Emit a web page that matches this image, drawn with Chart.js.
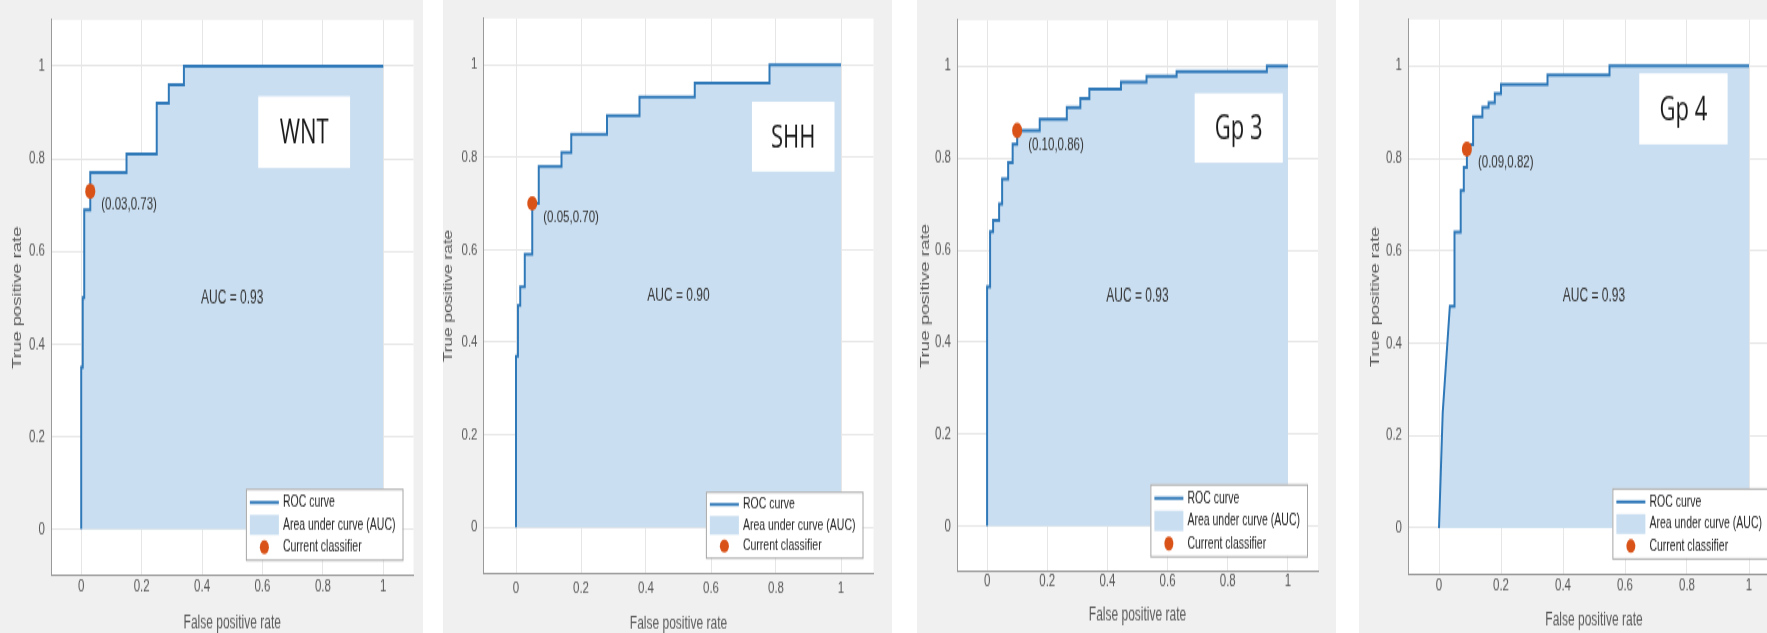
<!DOCTYPE html>
<html>
<head>
<meta charset="utf-8">
<script src="https://cdn.jsdelivr.net/npm/chart.js@4.4.1/dist/chart.umd.min.js"></script>
<style>
  html, body { margin: 0; padding: 0; background: #fff; overflow: hidden; }
  #page { position: relative; width: 1767px; height: 633px; overflow: hidden; }
  .panel { position: absolute; top: 0; height: 633px; background: #f0f0f0; overflow: hidden; }
  .panel canvas { position: absolute; left: 0; top: 0; transform-origin: 0 0; }
</style>
</head>
<body>
<div id="page"></div>
<script>
// ROC curves (corner points of the stairs)
var panelNames = ['WNT', 'SHH', 'Gp 3', 'Gp 4'];

var wntFpr = [0, 0, 0.005, 0.005, 0.01, 0.01, 0.03, 0.03, 0.15, 0.15, 0.25, 0.25, 0.29, 0.29, 0.34, 0.34, 1];
var wntTpr = [0, 0.35, 0.35, 0.5, 0.5, 0.69, 0.69, 0.77, 0.77, 0.81, 0.81, 0.92, 0.92, 0.96, 0.96, 1, 1];

var shhFpr = [0, 0, 0.006, 0.006, 0.013, 0.013, 0.027, 0.027, 0.05, 0.05, 0.07, 0.07, 0.14, 0.14, 0.17, 0.17, 0.28, 0.28, 0.38, 0.38, 0.55, 0.55, 0.78, 0.78, 1];
var shhTpr = [0, 0.37, 0.37, 0.48, 0.48, 0.52, 0.52, 0.59, 0.59, 0.70, 0.70, 0.78, 0.78, 0.81, 0.81, 0.85, 0.85, 0.89, 0.89, 0.93, 0.93, 0.96, 0.96, 1, 1];

var gp3Fpr = [0, 0, 0.01, 0.01, 0.02, 0.02, 0.04, 0.04, 0.05, 0.05, 0.07, 0.07, 0.085, 0.085, 0.10, 0.10, 0.175, 0.175, 0.265, 0.265, 0.31, 0.31, 0.34, 0.34, 0.445, 0.445, 0.53, 0.53, 0.63, 0.63, 0.93, 0.93, 1];
var gp3Tpr = [0, 0.52, 0.52, 0.64, 0.64, 0.665, 0.665, 0.70, 0.70, 0.755, 0.755, 0.79, 0.79, 0.83, 0.83, 0.86, 0.86, 0.885, 0.885, 0.91, 0.91, 0.93, 0.93, 0.95, 0.95, 0.965, 0.965, 0.978, 0.978, 0.988, 0.988, 1, 1];

var gp4Fpr = [0, 0.012, 0.019, 0.028, 0.035, 0.05, 0.05, 0.07, 0.07, 0.08, 0.08, 0.09, 0.09, 0.11, 0.11, 0.14, 0.14, 0.16, 0.16, 0.18, 0.18, 0.20, 0.20, 0.35, 0.35, 0.55, 0.55, 1];
var gp4Tpr = [0, 0.25, 0.32, 0.41, 0.48, 0.48, 0.64, 0.64, 0.73, 0.73, 0.78, 0.78, 0.83, 0.83, 0.89, 0.89, 0.91, 0.91, 0.92, 0.92, 0.94, 0.94, 0.96, 0.96, 0.98, 0.98, 1, 1];

var rocFpr = [wntFpr, shhFpr, gp3Fpr, gp4Fpr];
var rocTpr = [wntTpr, shhTpr, gp3Tpr, gp4Tpr];

// operating point ("Current classifier") and AUC of each panel
var classifierFpr = [0.03, 0.05, 0.10, 0.09];
var classifierTpr = [0.73, 0.70, 0.86, 0.82];
var aucValues = [0.93, 0.90, 0.93, 0.93];

var tickValues = [0, 0.2, 0.4, 0.6, 0.8, 1];
var tickLabels = ['0', '0.2', '0.4', '0.6', '0.8', '1'];
var legendLabels = ['ROC curve', 'Area under curve (AUC)', 'Current classifier'];
var xTitle = 'False positive rate';
var yTitle = 'True positive rate';

// where each panel sits on the page (page pixels); the original figure is stretched vertically
var panelBoxes = [
  { left: 0,    width: 423, cw: 423, plotL: 51,    plotR: 413.5, plotT: 17.5, plotB: 575.5, yTitleX: 18,   xTickY: 587, xTitleY: 624, tag: [0.586, 0.89, 0.78, 0.935] },
  { left: 443,  width: 449, cw: 449, plotL: 483.5, plotR: 873.5, plotT: 15.5, plotB: 573.5, yTitleX: 449,  xTickY: 588, xTitleY: 624, tag: [0.726, 0.98, 0.769, 0.92] },
  { left: 917,  width: 419, cw: 419, plotL: 957,   plotR: 1318,  plotT: 8,    plotB: 572,   yTitleX: 926,  xTickY: 581, xTitleY: 616, tag: [0.69, 0.983, 0.79, 0.941] },
  { left: 1359, width: 408, cw: 430, plotL: 1408,  plotR: 1780,  plotT: 7.8,  plotB: 574.2, yTitleX: 1376, xTickY: 585, xTitleY: 620, tag: [0.646, 0.931, 0.83, 0.984] }
];

var lineColor = '#3079b9';
var fillColor = '#c9def1';
var dotColor = '#d95319';
var family = '"Liberation Sans", Arial, sans-serif';

function decor(i, b, s) {
  return {
    id: 'decor' + i,
    beforeDraw: function(chart) {
      var a = chart.chartArea, ctx = chart.ctx;
      ctx.save();
      ctx.fillStyle = '#fff';
      ctx.fillRect(a.left, a.top, a.right - a.left, a.bottom - a.top);
      ctx.restore();
    },
    afterDatasetsDraw: function(chart) {
      var ctx = chart.ctx, a = chart.chartArea;
      var x = chart.scales.x, y = chart.scales.y;
      ctx.save();
      ctx.textBaseline = 'middle';

      // AUC text
      ctx.fillStyle = '#333';
      ctx.font = '12px ' + family;
      ctx.textAlign = 'center';
      ctx.fillText('AUC = ' + aucValues[i].toFixed(2), x.getPixelForValue(0.5), y.getPixelForValue(0.5));

      // operating point label
      ctx.textAlign = 'left';
      ctx.font = '11.5px ' + family;
      ctx.fillText('(' + classifierFpr[i].toFixed(2) + ',' + classifierTpr[i].toFixed(2) + ')',
        x.getPixelForValue(classifierFpr[i]) + 11, y.getPixelForValue(classifierTpr[i]) + 14 / s);

      // group name box
      var t = b.tag;
      var tx0 = x.getPixelForValue(t[0]), tx1 = x.getPixelForValue(t[1]);
      var ty0 = y.getPixelForValue(t[3]), ty1 = y.getPixelForValue(t[2]);
      ctx.fillStyle = '#fff';
      ctx.fillRect(tx0, ty0, tx1 - tx0, ty1 - ty0);
      ctx.fillStyle = '#1a1a1a';
      ctx.font = '22px "Open Sans", sans-serif';
      ctx.textAlign = 'center';
      ctx.fillText(panelNames[i], (tx0 + tx1) / 2, (ty0 + ty1) / 2 + 1);

      // legend, bottom right
      ctx.font = '10.5px ' + family;
      var tw = 0;
      legendLabels.forEach(function(l) { tw = Math.max(tw, ctx.measureText(l).width); });
      var lw = tw + 44, lh = 46;
      var lx = a.right - 11 - lw, ly = a.bottom - 16 / s - lh;
      ctx.fillStyle = '#fff';
      ctx.fillRect(lx, ly, lw, lh);
      ctx.strokeStyle = '#a6a6a6';
      ctx.lineWidth = 1;
      ctx.strokeRect(lx + 0.5, ly + 0.5, lw, lh);
      var rows = [ly + 9, ly + 23.5, ly + 38];
      ctx.strokeStyle = lineColor;
      ctx.lineWidth = 2;
      ctx.beginPath();
      ctx.moveTo(lx + 4, rows[0]);
      ctx.lineTo(lx + 33, rows[0]);
      ctx.stroke();
      ctx.fillStyle = fillColor;
      ctx.fillRect(lx + 4, rows[1] - 6.5, 29, 13);
      ctx.fillStyle = dotColor;
      ctx.beginPath();
      ctx.arc(lx + 18.5, rows[2], 4.5, 0, Math.PI * 2);
      ctx.fill();
      ctx.fillStyle = '#262626';
      ctx.textAlign = 'left';
      legendLabels.forEach(function(l, k) { ctx.fillText(l, lx + 37, rows[k]); });

      ctx.restore();
    }
  };
}

function makePanel(i) {
  var b = panelBoxes[i];
  var h = Math.round(633 * (b.plotR - b.plotL) / (b.plotB - b.plotT));
  var s = 633 / h;

  var div = document.createElement('div');
  div.className = 'panel';
  div.style.left = b.left + 'px';
  div.style.width = b.width + 'px';
  var canvas = document.createElement('canvas');
  canvas.width = b.cw;
  canvas.height = h;
  canvas.style.width = b.cw + 'px';
  canvas.style.height = h + 'px';
  canvas.style.transform = 'scaleY(' + s + ')';
  div.appendChild(canvas);
  document.getElementById('page').appendChild(div);

  var points = rocFpr[i].map(function(v, k) { return { x: v, y: rocTpr[i][k] }; });

  var tickFont = { family: family, size: 11.5 };
  var titleFont = { family: family, size: 12, lineHeight: 1 };

  new Chart(canvas, {
    type: 'scatter',
    data: {
      datasets: [{
        label: legendLabels[2],
        data: [{ x: classifierFpr[i], y: classifierTpr[i] }],
        pointRadius: 5,
        pointHoverRadius: 5,
        pointBackgroundColor: dotColor,
        pointBorderWidth: 0
      }, {
        type: 'line',
        label: legendLabels[0],
        data: points,
        borderColor: lineColor,
        borderWidth: 2,
        backgroundColor: fillColor,
        fill: 'origin',
        pointRadius: 0,
        tension: 0
      }]
    },
    options: {
      responsive: false,
      animation: false,
      events: [],
      layout: { padding: { left: 0, top: b.plotT / s, right: b.cw - (b.plotR - b.left), bottom: 0 } },
      plugins: { legend: { display: false }, tooltip: { enabled: false } },
      scales: {
        x: {
          type: 'linear', min: -0.1, max: 1.1,
          afterBuildTicks: function(sc) { sc.ticks = tickValues.map(function(v) { return { value: v }; }); },
          afterFit: function(sc) { sc.height = (633 - b.plotB) / s; },
          grid: { color: '#e6e6e6', drawTicks: false },
          border: { display: true, color: '#9a9a9a' },
          ticks: {
            padding: (b.xTickY - b.plotB) / s - 6.9,
            color: '#595959', font: tickFont, maxRotation: 0,
            callback: function(v, k) { return tickLabels[k]; }
          },
          title: { display: true, text: xTitle, color: '#595959', font: titleFont,
                   padding: { top: 0, bottom: (633 - b.xTitleY) / s - 6 } }
        },
        y: {
          type: 'linear', min: -0.1, max: 1.1,
          afterBuildTicks: function(sc) { sc.ticks = tickValues.map(function(v) { return { value: v }; }); },
          afterFit: function(sc) { sc.width = b.plotL - b.left; },
          grid: { color: '#e6e6e6', drawTicks: false },
          border: { display: true, color: '#9a9a9a' },
          ticks: {
            padding: 6, color: '#595959', font: tickFont,
            callback: function(v, k) { return tickLabels[k]; }
          },
          title: { display: true, text: yTitle, color: '#595959', font: titleFont,
                   padding: { top: b.yTitleX - b.left - 6, bottom: 0 } }
        }
      }
    },
    plugins: [decor(i, b, s)]
  });
}

for (var i = 0; i < panelNames.length; i++) makePanel(i);
</script>
</body>
</html>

####################

▶ _EXERCISE BRIEF_: Repeat, with no pictures, each line from the beginning of the data through the line containing "var aucValues = [0.93, 0.90, 0.93, 0.93];", inclusive.

▶ _COMPLETED TASK_:
Emit a web page that matches this image, drawn with Chart.js.
<!DOCTYPE html>
<html>
<head>
<meta charset="utf-8">
<script src="https://cdn.jsdelivr.net/npm/chart.js@4.4.1/dist/chart.umd.min.js"></script>
<style>
  html, body { margin: 0; padding: 0; background: #fff; overflow: hidden; }
  #page { position: relative; width: 1767px; height: 633px; overflow: hidden; }
  .panel { position: absolute; top: 0; height: 633px; background: #f0f0f0; overflow: hidden; }
  .panel canvas { position: absolute; left: 0; top: 0; transform-origin: 0 0; }
</style>
</head>
<body>
<div id="page"></div>
<script>
// ROC curves (corner points of the stairs)
var panelNames = ['WNT', 'SHH', 'Gp 3', 'Gp 4'];

var wntFpr = [0, 0, 0.005, 0.005, 0.01, 0.01, 0.03, 0.03, 0.15, 0.15, 0.25, 0.25, 0.29, 0.29, 0.34, 0.34, 1];
var wntTpr = [0, 0.35, 0.35, 0.5, 0.5, 0.69, 0.69, 0.77, 0.77, 0.81, 0.81, 0.92, 0.92, 0.96, 0.96, 1, 1];

var shhFpr = [0, 0, 0.006, 0.006, 0.013, 0.013, 0.027, 0.027, 0.05, 0.05, 0.07, 0.07, 0.14, 0.14, 0.17, 0.17, 0.28, 0.28, 0.38, 0.38, 0.55, 0.55, 0.78, 0.78, 1];
var shhTpr = [0, 0.37, 0.37, 0.48, 0.48, 0.52, 0.52, 0.59, 0.59, 0.70, 0.70, 0.78, 0.78, 0.81, 0.81, 0.85, 0.85, 0.89, 0.89, 0.93, 0.93, 0.96, 0.96, 1, 1];

var gp3Fpr = [0, 0, 0.01, 0.01, 0.02, 0.02, 0.04, 0.04, 0.05, 0.05, 0.07, 0.07, 0.085, 0.085, 0.10, 0.10, 0.175, 0.175, 0.265, 0.265, 0.31, 0.31, 0.34, 0.34, 0.445, 0.445, 0.53, 0.53, 0.63, 0.63, 0.93, 0.93, 1];
var gp3Tpr = [0, 0.52, 0.52, 0.64, 0.64, 0.665, 0.665, 0.70, 0.70, 0.755, 0.755, 0.79, 0.79, 0.83, 0.83, 0.86, 0.86, 0.885, 0.885, 0.91, 0.91, 0.93, 0.93, 0.95, 0.95, 0.965, 0.965, 0.978, 0.978, 0.988, 0.988, 1, 1];

var gp4Fpr = [0, 0.012, 0.019, 0.028, 0.035, 0.05, 0.05, 0.07, 0.07, 0.08, 0.08, 0.09, 0.09, 0.11, 0.11, 0.14, 0.14, 0.16, 0.16, 0.18, 0.18, 0.20, 0.20, 0.35, 0.35, 0.55, 0.55, 1];
var gp4Tpr = [0, 0.25, 0.32, 0.41, 0.48, 0.48, 0.64, 0.64, 0.73, 0.73, 0.78, 0.78, 0.83, 0.83, 0.89, 0.89, 0.91, 0.91, 0.92, 0.92, 0.94, 0.94, 0.96, 0.96, 0.98, 0.98, 1, 1];

var rocFpr = [wntFpr, shhFpr, gp3Fpr, gp4Fpr];
var rocTpr = [wntTpr, shhTpr, gp3Tpr, gp4Tpr];

// operating point ("Current classifier") and AUC of each panel
var classifierFpr = [0.03, 0.05, 0.10, 0.09];
var classifierTpr = [0.73, 0.70, 0.86, 0.82];
var aucValues = [0.93, 0.90, 0.93, 0.93];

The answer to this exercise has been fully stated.